Having a film play at Cannes is a big deal; when that same film gets booed at Cannes, that’s an even bigger deal. So the first question I ask is: how could the selection committee get it wrong? And my follow up question, how could one of Canadians’ iconic film makers get it wrong? These two questions were front and centre, as I watched Atom Egoyan’s The Captive.
Minutes into the film, if I could, I would have given a great big boo right back at all those who booed the film in Cannes. The opening sequence rams the stark images of the Great White North in your face – you feel the cold, the loneliness and the isolation. Mr. Egoyan was not going to disappoint me.
This is a story about child abduction. While the subject matter is horrific and hard to digest, it’s unfortunately part of a long list of evil-minded atrocities committed each and every day. Egoyan escorts you expertly through the pain of the abduction and thankfully saves the viewer from witnessing any of the graphic depictions and eye averting scenes that I was worried about. The film is structured in such a way that the viewer’s imagination, if it wants to, can take you as far into that ugly world as it is willing to go. That’s a powerful story-telling technique (I couldn’t let my mind go to the ugly bits. Keeping those thoughts at a safe distance took a lot of work.). In this film, Egoyan draws the audience in, well past that of the spectator. That deserves crazy wild applause, and should drown out those booing viewers who perhaps let their discomfort with the subject cloud their reaction. But that’s just a guess on my part.

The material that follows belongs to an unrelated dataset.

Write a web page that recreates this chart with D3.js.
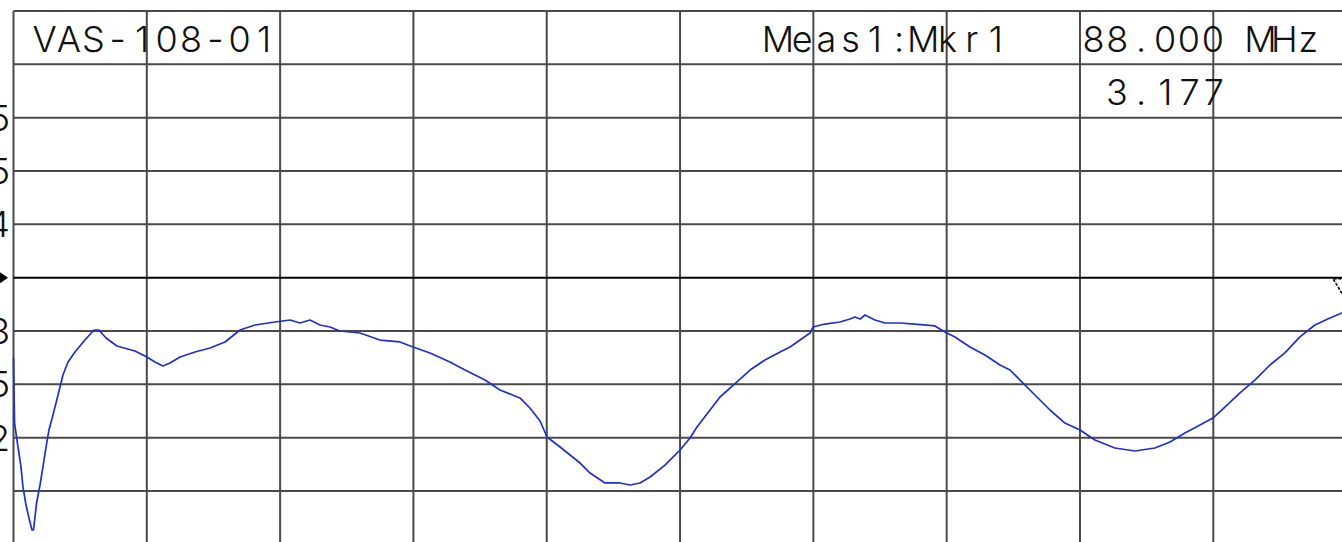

The story zig zags nicely, and is peppered with plenty of ‘what the hell’ is going on moments. I think any viewer would be hard pressed to get ahead of the story. And for those movie-goers who get frustrated or confused as they wait for the payoff – let me assure you, it’s all revealed and nicely paced.
Although I did find some of the set-ups and pay-offs a little too convenient, you certainly won’t find yourself slapping the side of your head saying – ‘like that would ever happen’. It in no way hinders the movie.
The cast is spot on. We all know Ryan Reynolds for his non-dramatic roles and we like him. In this role he’s pissed-off at the police, grieving the loss of his daughter, dealing with his wife who blames him, and somehow he still shows up to do a day’s work. Reynolds could have played this part as a depressed alcoholic. But what he does is show you that he’s holding it together, with scotch tape, a glue gun and a couple of staples. The tension of not knowing how much longer it’ll hold together is brilliant.
Mireille Enos, the grieving mother and wife to Reynolds character, also plays her part smartly. She ‘s more than just the grieving mother – she’s presented with some unusual circumstances that push her further than any degree of grief could possible do.
Scott Speedman and Rosario Dawson play cops, who deal exclusively in the vile world of child corruption. There is a little bit of good cop, bad cop that I could have done with-out – but that’s not their fault.
I was prepared to boo and even hiss at this film. But I didn’t and I don’t think you will either.